Twenty-five years of National Electricity Market data tell a story that a single number can't. "Renewable share" is the headline everyone reaches for, but sit with the full dataset for a while and a different picture forms — one where generation, emissions, price and season are all pulling on each other at once, and the interesting part is how they move together.
Coal built the system it's now leaving
The NEM wasn't designed around renewables — it was designed around coal. From the 1990s market restructuring onward, a handful of large, predictable, always-on generators set the terms for everything downstream: where transmission lines ran, how the market cleared price, how whole regional towns built their economies around a single plant's payroll. That's not ancient history. Coal still supplied the majority of generation for most of the period this dataset covers, and the physical grid — the wires, the substations, the dispatch logic — was built to serve it. Understanding where the system is going starts with being honest about what it was built for.
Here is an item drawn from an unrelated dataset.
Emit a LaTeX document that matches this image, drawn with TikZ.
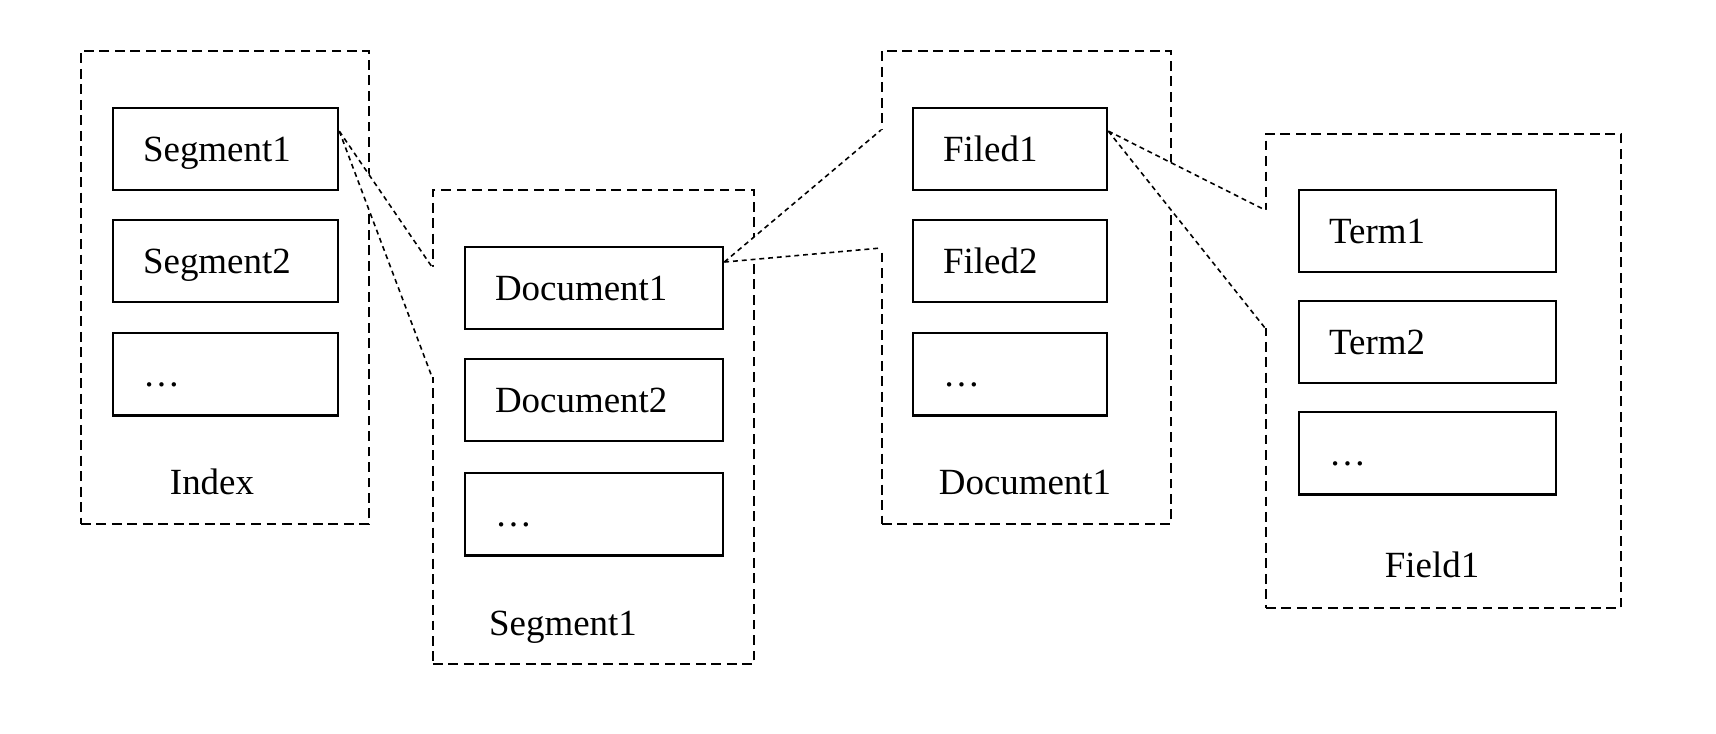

That legacy doesn't disappear because a chart shows renewables climbing. But the numbers on growth rate are where the story turns sharp. Track it month by month over the full 25 years and black coal's growth rate sits at just 0.3% — essentially flat, a fuel source coasting on inertia. Wind, over the same window, is growing at more than 6% a month on average. That's not a gentle transition. That's one technology standing still while another compounds at roughly twenty times the rate, quietly, in the background of every "renewables are rising" headline.
The grid runs on a rhythm, not a switch
Annual totals flatten time into a single number, and that's exactly what makes them misleading. Solar peaks with daylight and the brighter months. Wind has its own separate seasonal signature. Hydro rises and falls with water availability, not policy. None of this is a flaw to be engineered away — it's the actual shape of the next grid, and pretending otherwise just delays the harder conversation.

A system built on variable generation only works if three things exist alongside it: transmission to move power across regions, storage to move it across time, and demand flexible enough to use abundant cheap electricity when it's actually available rather than when habit says it should be used.
Price is starting to tell its own story
Here's the part that doesn't get talked about enough: emissions intensity used to be a decent proxy for price pressure, and it's stopped being one. Plot average price against emissions across the full dataset and some of the highest price spikes in recent years land nowhere near the highest emissions points. The two lines are coming apart.

Figure 2. Carbon intensity differs sharply by technology, making the generation mix a central transition question — but price is increasingly answering to something else.
That decoupling matters because it changes what "success" looks like. A cleaner grid doesn't automatically mean a cheaper or more stable one — increasingly, price looks driven by scarcity, market structure and the mechanics of the transition itself, not simply by how much carbon is being burned that day.
What the data suggests next
Three questions fall out of this, and none of them are rhetorical. Can transmission connect renewable-resource regions to demand fast enough to keep pace with wind's compounding growth? Can storage and flexible demand absorb a generation profile that now swings by season and by hour, not just by year? And if price has genuinely decoupled from emissions, what is setting it — and can that be steered on purpose rather than watched from the sidelines?
Australia has already answered the question of whether renewable generation can grow — at 6%+ a month, compounding, it plainly can. The harder, more interesting question is whether the rest of the system — wires, storage, markets — can keep up with it.
Method
Combines two NEM analyses — a rolling growth-rate comparison by fuel type and a price-versus-emissions scatter — using historical, aggregate market data. Aggregate data shows long-run patterns well; it doesn't capture every regional constraint, dispatch event or transmission bottleneck.